Ali Aydın’ı eleştirenlere mim koyun. Bu eleştirilerin sahipleri, aslında kuralların uygulanmasından rahatsız olanlardır. Kural olmayacak ki, hakemleri diledikleri gibi kullansınlar.
Haftabaşı, televizyon denilen sihirli kutudan fışkıran bir ışıkla başladı. Faik Çetiner, Bizim Stadyum’una üç kulübün başkanını toplamış; Özhan Canaydın, Aziz Yıldırım ve Serdar Bilgili, canlı yayında birbirlerine iltifatlar yağdırıyorlardı.
Ne kadar özlemiştik bu tabloyu... Ne kadar ihtiyacımız vardı.
Gerçi biz "el sıkışsınlar" derken, sadece Devlet’in dikte ettiği "deplasman yasağı", Devlet’ten alınacak "amatör yardımları" ve Devlet’e ödemek istemedikleri "vergiler" çevresinde "etten duvar olsunlar" dememiştik ama... Ne yapalım, bu bile önemli bir adımdı.
Sivrisinek ısırığı kadar iğneden korkup, hayat kurtaracak yarım litre kanını vermekten bucak bucak kaçan insanoğlu, gerektiği zaman nasıl da yalvar yakar olur cerraha:
"Lütfen beni ameliyat et..."
Çünkü hastadır... Yaşamak için kesip dikilmeyi göze almaktadır. Hatta bazı organlarını kaybetmeyi, kimi yetilerini, özgürlüklerini yitirmeyi...
Ölmekten iyidir!..
Bu "deplasman yasağı" da o hesap...
Yaşamak için ameliyat... Gençler ölmesin diye yasak...

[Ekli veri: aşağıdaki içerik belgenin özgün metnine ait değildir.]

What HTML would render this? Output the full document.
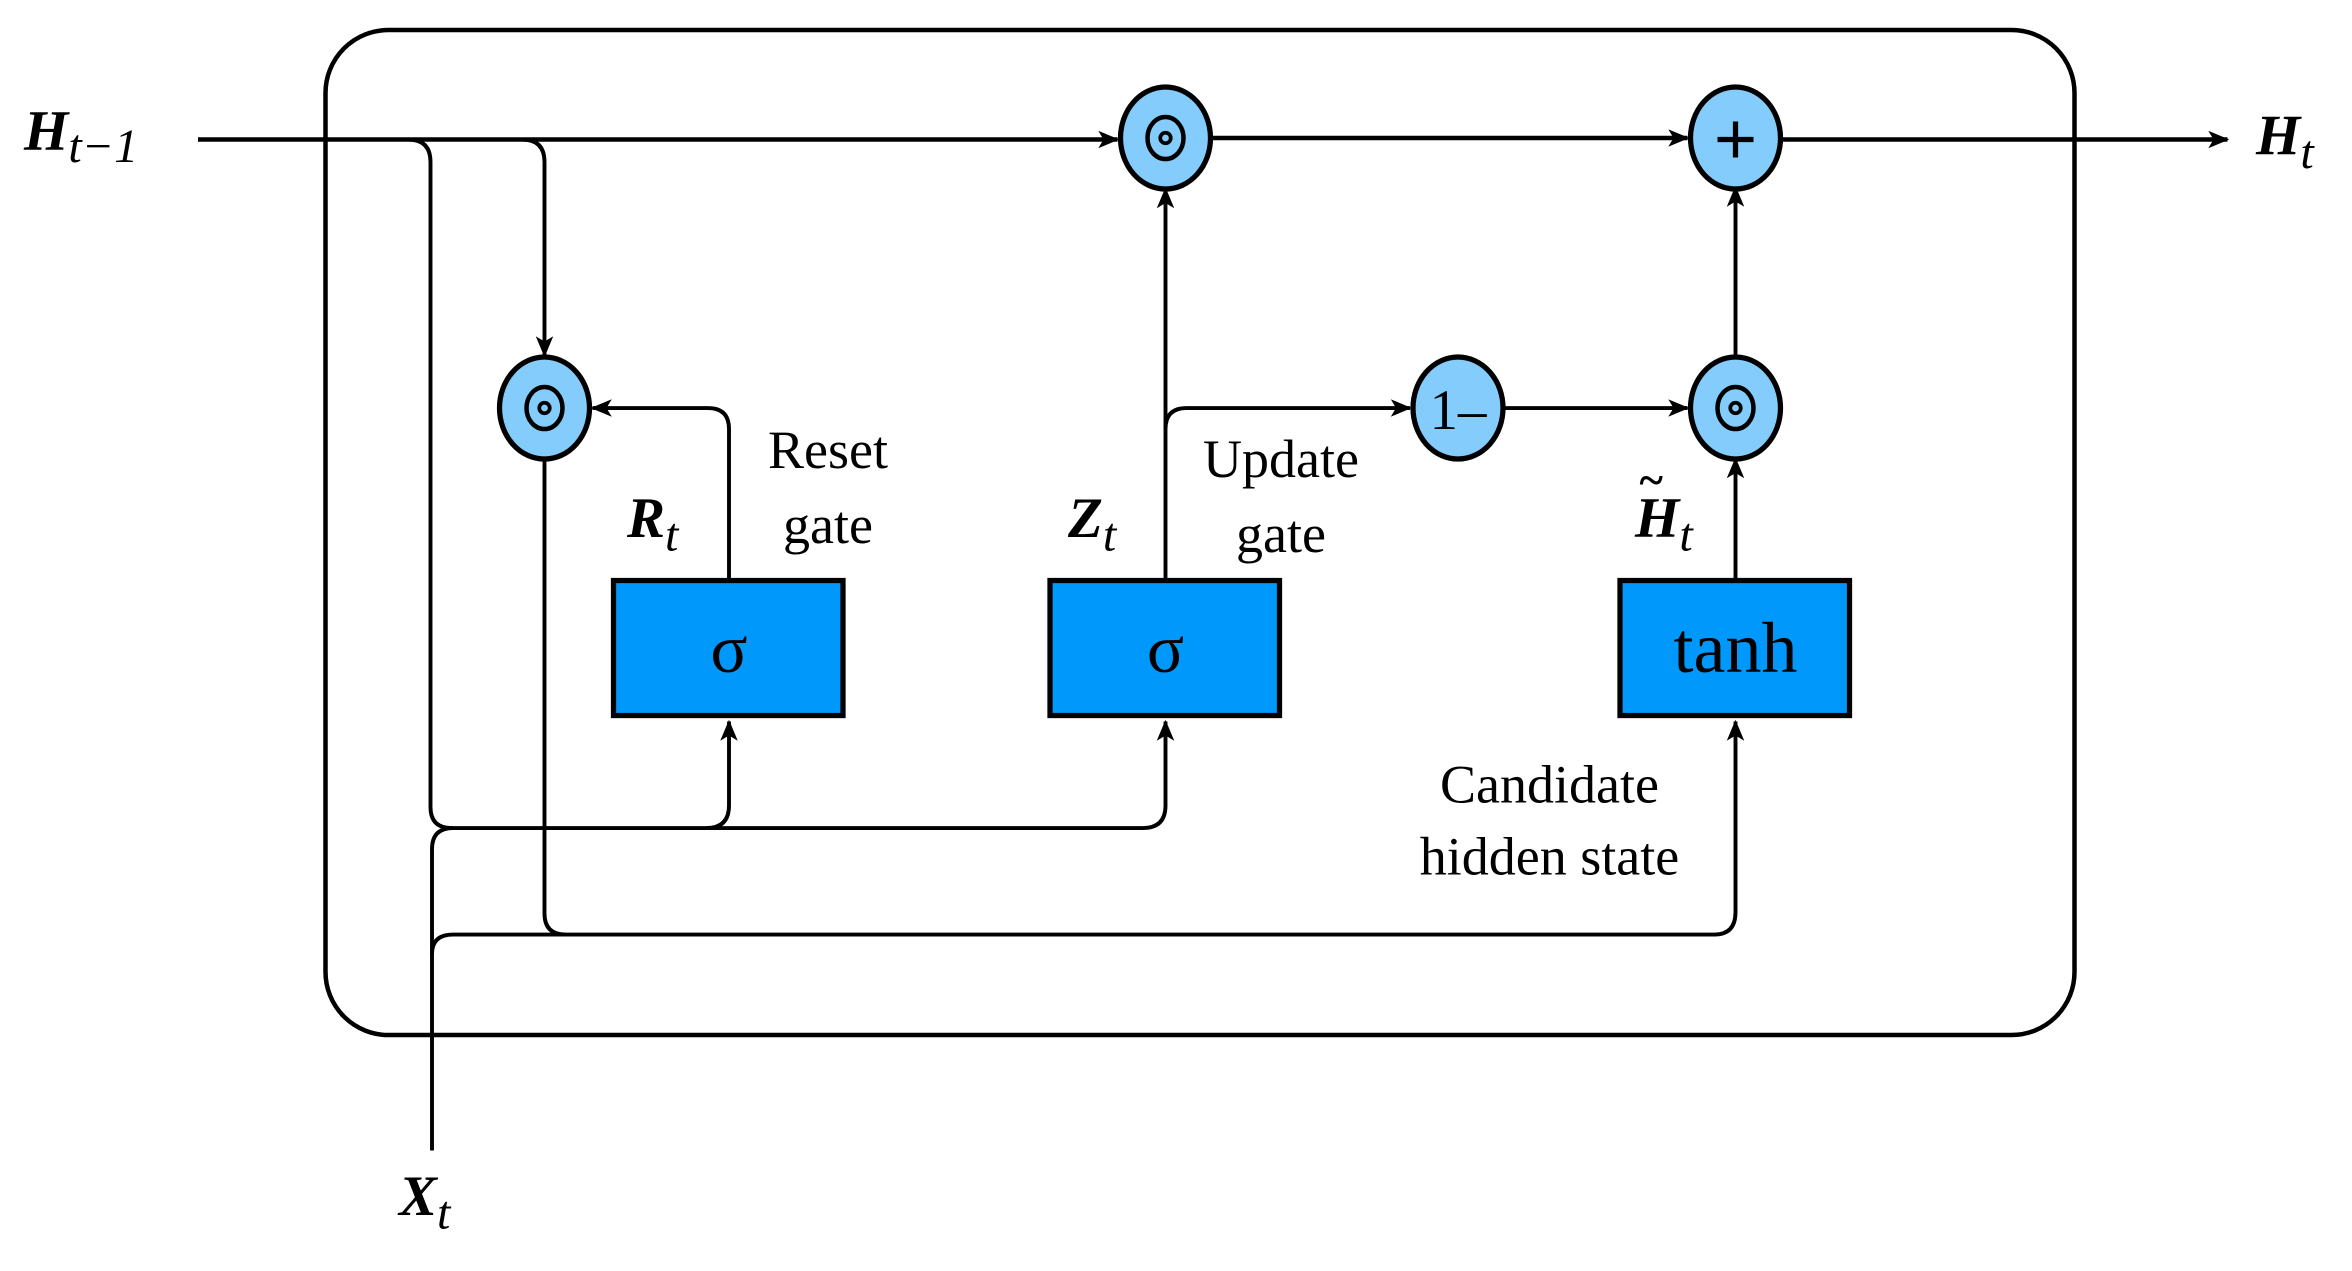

Kaybedilen özgürlük sıralaması ise, çok titizlenilen seyahatten önce, kavga etmek ve ölmek özgürlüğü...
Herhangi bir yasağın olduğu gibi, deplasman yasağının da getireceği yararlardan bahsederek saçmalayacak değilim. Ama ne acıdır ki, gerekli görülüyor.

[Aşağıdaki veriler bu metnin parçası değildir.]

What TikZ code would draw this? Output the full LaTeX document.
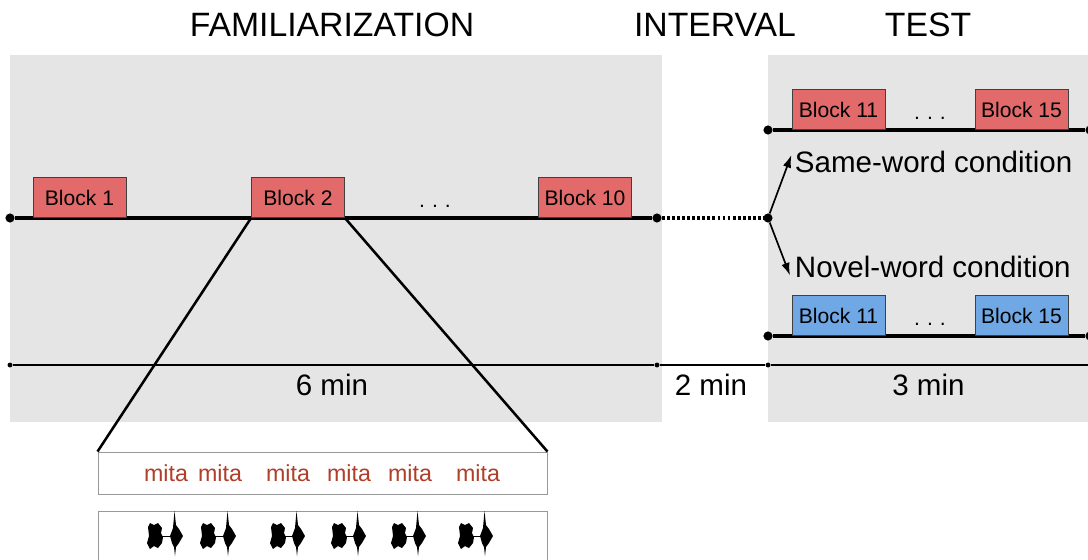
\documentclass[tikz,border=0pt]{standalone}
\usepackage{fontspec}
\setmainfont{Liberation Sans}
\usetikzlibrary{arrows}
\usetikzlibrary{arrows.meta}
\usetikzlibrary{positioning}
\definecolor{bggray}{RGB}{229,229,229}
\definecolor{blockred}{RGB}{226,106,106}
\definecolor{blockblue}{RGB}{111,168,228}
\definecolor{mitared}{RGB}{176,62,40}
\tikzset{circ/.style = {fill, circle, inner sep = 0, minimum size = 6.5pt},
  smallcirc/.style = {fill, circle, inner sep = 0, minimum size = 3.5pt},
  block/.style = {draw = black!75, line width = 0.6pt, inner sep = 0, minimum width = 2.325cm, minimum height = 1cm, anchor = south, font = \fontsize{15}{17}\selectfont},
  phase/.style = {font = \fontsize{24}{28}\selectfont},
  dur/.style = {font = \fontsize{21}{25}\selectfont},
  strip/.style = {draw = black!40, fill = white, line width = 0.6pt, inner sep = 0, minimum width = 11.225cm},
  timeline/.style = {line width = 2.6pt},
  branch/.style = {-{Latex[length = 9pt, width = 6pt]}, line width = 1.2pt}}

\begin{document}
\begin{tikzpicture}[x = 0.025cm, y = -0.025cm]
          \useasboundingbox (0, 0) rectangle (1088, 560);
          \fill [bggray] (10, 55) rectangle (662, 422);
          \fill [bggray] (768, 55) rectangle (1088, 422);

          \node [phase] (fam) at (332, 25) {FAMILIARIZATION};
          \node [phase] (int) at (715, 25) {INTERVAL};
          \node [phase] (test) at (928, 25) {TEST};

          % familiarization
          \node [circ] (start) at (10, 218) {};
          \node [circ] (end) at (657, 218) {};
          \node [circ] (split) at (768, 218) {};
          \draw [timeline] (start) -- (end);
          \draw [line width = 2.6pt, dash pattern = on 2pt off 1.6pt] (end) -- (split);
          \node [block, fill = blockred] (b1) at (79.5, 218) {Block 1};
          \node [block, fill = blockred] (b2) at (298, 218) {Block 2};
          \node [block, fill = blockred] (b10) at (585, 218) {Block 10};
          \node [font = \fontsize{15}{17}\selectfont] (dots) at (435, 206) {.\,\,.\,\,.};

          % test
          \node [circ] (same0) at (768, 130) {};
          \node [circ] (same1) at (1090, 130) {};
          \node [circ] (novel0) at (768, 336) {};
          \node [circ] (novel1) at (1090, 336) {};
          \draw [timeline] (same0) -- (same1);
          \draw [timeline] (novel0) -- (novel1);
          \node [block, fill = blockred] (s11) at (838.5, 130) {Block 11};
          \node [block, fill = blockred] (s15) at (1021.5, 130) {Block 15};
          \node [block, fill = blockblue] (n11) at (838.5, 336) {Block 11};
          \node [block, fill = blockblue] (n15) at (1021.5, 336) {Block 15};
          \node [font = \fontsize{15}{17}\selectfont] (sdots) at (930, 118) {.\,\,.\,\,.};
          \node [font = \fontsize{15}{17}\selectfont] (ndots) at (930, 324) {.\,\,.\,\,.};

          \node [dur, anchor = west] (same) at (790, 162) {Same-word condition};
          \node [dur, anchor = west] (novel) at (790, 267) {Novel-word condition};
          \draw [branch] (split) -- ([xshift = 1pt, yshift = 5pt]same.west);
          \draw [branch] (split) -- ([xshift = 0pt, yshift = -6pt]novel.west);

          % durations
          \node [smallcirc] (t0) at (10, 365) {};
          \node [smallcirc] (t1) at (657, 365) {};
          \node [smallcirc] (t2) at (768, 365) {};
          \coordinate (t3) at (1088, 365);
          \draw [line width = 0.8pt] (t0) -- (t1) -- (t2) -- (t3);
          \node [dur] (six) at (332, 385) {6 min};
          \node [dur] (two) at (711, 385) {2 min};
          \node [dur] (three) at (928.5, 385) {3 min};

          % zoom on block 2
          \node [strip, minimum height = 1.05cm] (words) at (322.5, 473) {};
          \node [strip, minimum height = 1.225cm] (wave) at (322.5, 535.5) {};
          \draw [line width = 1.8pt] (b2.south west) -- (words.north west);
          \draw [line width = 1.8pt] (b2.south east) -- (words.north east);

          \foreach \x [count = \i] in {166, 220, 288, 349, 410, 478}
            \node [text = mitared, font = \fontsize{16.5}{18}\selectfont] (m\i) at (\x, 473) {mita};

          \foreach \bx/\sx in {148/175, 201/228, 271/297, 332/358, 392/418, 459/485} {
            \fill (\bx, 527) -- (\bx+2, 523) -- (\bx+6, 525) -- (\bx+10, 523) -- (\bx+14, 528) -- (\bx+13, 533) -- (\bx+15, 537) -- (\bx+14, 543) -- (\bx+10, 548) -- (\bx+6, 546) -- (\bx+2, 549) -- (\bx-1, 543) -- (\bx+1, 536) -- cycle;
            \draw [line width = 0.5pt] (\bx+14, 536) -- (\sx-4, 536);
            \fill (\sx-5, 536) -- (\sx-2, 528) -- (\sx-0.5, 511) -- (\sx+1, 525) -- (\sx+4, 529) -- (\sx+8, 536) -- (\sx+4, 543) -- (\sx+1, 547) -- (\sx, 556) -- (\sx-1, 547) -- (\sx-3, 543) -- cycle;
          }
        \end{tikzpicture}
\end{document}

Bu bir fikir, deneme, falan değil...
Valilik, yani Devlet, resmen direktif vermiş üç büyüklere. "Otobüs kiralayıp, biletlerini verip, eli silahlı adamları deplasmana götürüyorsunuz, olay çıktığında da yöneticiler olarak polis ile suçlular arasına giriyorsunuz. Buna devam ederseniz sorumlusu siz olacaksınız" demiş. Üç büyükler, büyüklüklerine halel gelmesin diye açık açık söyleyemiyorlar ama mecburen boyun eğmişler. Ne kadar büyük olursanız olun, ölen bir gencin sorumluluğundan sıyrılmak kolay olmaz çünkü...
Hal böyle olunca, yöneticileri zorlamak yerine duruma entegre olmak en hayırlısı "seyirci taraftar" için. "Eylemci taraftarlara" gelince, onlar kan görmek istiyorlarsa ilk rasladıkları Kızılay çadırına girsin, sedyeye uzansın...
Onlar da bizim insanımız... Kimse "ameliyata" muhtaç olmasın.